Suffering has in this context a double meaning: on the one hand there is the suffering of the trauma, but on the other hand there is the suffering of repression. One could even draw a link with Benjamin’s distinction between law-enforcing violence and divine violence. The death drive is the negation of this latter kind of suffering but repeats the first. It is this first characteristic, its defiance of repressive suffering, that makes Adorno say that every view of utopia in the present age resembles death (Beckett is his example). Utopian thinking wants to free the non-identical, that which doesn’t conform to our contexts of meaning, from identification and repression. It is in this sense that we can speak of a politics of the death drive. According to Adorno, the death drive is even an inescapable political fate. Our contexts of meaning dialectically turn into their opposite and become the violence of a “second nature” (i.e. a culture that we are so used to that we feel it as if it was our nature). The trauma of nature is repeated in the genocides of the 20th century, the oppression in the culture industry, etc. Freud knew that very well when he said that the ego tries to protect itself from the death drive ( and also from the force of nature) not only by repressing it, but also by deflecting its violence unto others. The agression of the fascist, the racist or the speciesist is the deflected agression of the death drive against the ego. For the fascist actually envies the image of the Jew as the non-person of a lower nature. The fascist himself wants to become a piece of nature.

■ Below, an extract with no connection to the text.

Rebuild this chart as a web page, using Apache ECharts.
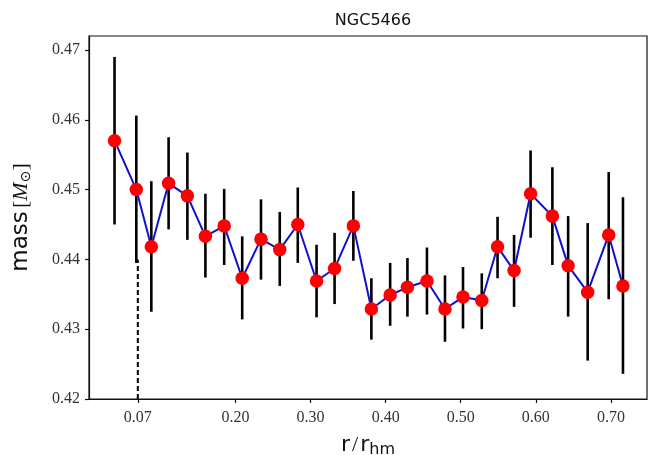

Can we then just do away with repression and lead lives under the sign of the death drive? No, this would perpetuate the violence of the trauma of nature. The breaking of community in the disintegration of meaning cannot be completed, but remains to-come. This disintegration is always a scream and a scream is a scream-to-someone. The scream adresses itself to someone (this someone is more exactly an anyone, since we don’t care whom exactly is adressed). The scream presupposes a broken community, but a community nonetheless. We cannot perform the scream (death drive) nor hear it (the uncanny) without standing in community. We can make this more concrete with Waiting for Godot by Samuel Beckett. While the protagonists await death (in the form of Godot, the utopia they dream of), they await it together. While the play is an allegory for the loss of communication and the breaking of community, it is also the appearance of a community in this breaking, a communication of communication itself (the scream speeks the speaking). The result of this politics of the death drive is a baseless community, a community without anything in-common, without a shared culture.